The proposed legislation would limit medical liens, which accident victims often use to access treatment immediately after an incident but which can accrue astronomical bills that cut into how much they recoup in settlements. The Legislature will need to act quickly to put the compromise into law — a bill needs to move by next Thursday or the two sides will restart their campaigns.
The technology company and the well-funded trial lawyers have already thrown tens of millions of dollars at each other in a fierce war of advertising. Uber’s campaign accused trial attorneys of unethically abusing their clients and attorneys said the company is attempting restructure longstanding civil justice laws to escape accountability for harm caused by its drivers.
Uber had spent more than $25 million just since the start of the year, according to campaign filings. The attorneys’ campaign, Alliance Against Corporate Abuse, had spent more than $20 million. Both sides had plenty left in the tank, though Uber was ultimately expected to outspend its rival.
Uber had taken aim at medical liens in its fight against the Consumer Attorneys, whom they sought to portray as ambulance chasers preying on car accident victims. The proposed deal would ban relationships between trial attorneys and healthcare facilities where providers treat patients in exchange for a medical lien they can collect on following a trial settlement. Attorneys have said those relationships are by and large unethical, but also rare.
Especially expensive medical lien recoveries in court would be capped unless a judge determines it was a necessary specialized or rare treatment.
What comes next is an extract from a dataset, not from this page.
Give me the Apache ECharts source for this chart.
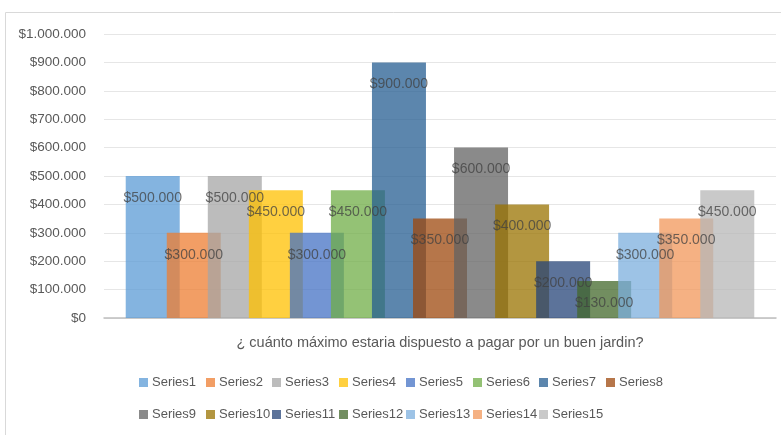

Uber’s campaign had surfaced stories of people injured in car accidents who said they received expensive and ultimately unhelpful medical procedures, and suspected they were done to increase a possible settlement amount.
A representative for the California Medical Association, which represents many of the state’s physicians, said in a statement that the association considered the deal a positive step.
“CMA is encouraged by the negotiations and ongoing work to pursue this issue through the legislative process instead of the ballot,” group spokesperson Erin Mellon said.
Under the proposed legislation, Uber would also adopt safety measures like more stringent background checks for drivers.
The company’s critics allege lax scrutiny has driven sexual assault and harassment claims against a ballooning number of Uber drivers. The Consumer Attorneys had zeroed in on two recent major court decisions and a New York Times investigation finding that Uber received a sexual assault complaint about a driver every eight minutes between 2017 and 2022, to bolster their case.
Though the ballot measure campaign may have been fought to a draw, at least for now, a separate dispute over Republican California congressman’s effort to include sweeping protections for ride-hailing companies in a must-pass federal spending bill appears to continue.
The deal also spares Gov. Gavin Newsom from having to weigh in as he races against the clock to negotiate a tax on billionaires’ wealth off the ballot ahead of the June 25 deadline.
Legal experts outside the trial attorneys’ campaigns had worried about Uber’s measure, which they said could sharply restrict courtroom access for people in unrelated car accidents who do not have the money to pay an attorney’s high fees up front. The contingency fee system allows attorneys to represent people who can’t afford an hourly rate on the presumption that the attorneys will earn their costs, and a profit, through an eventual settlement.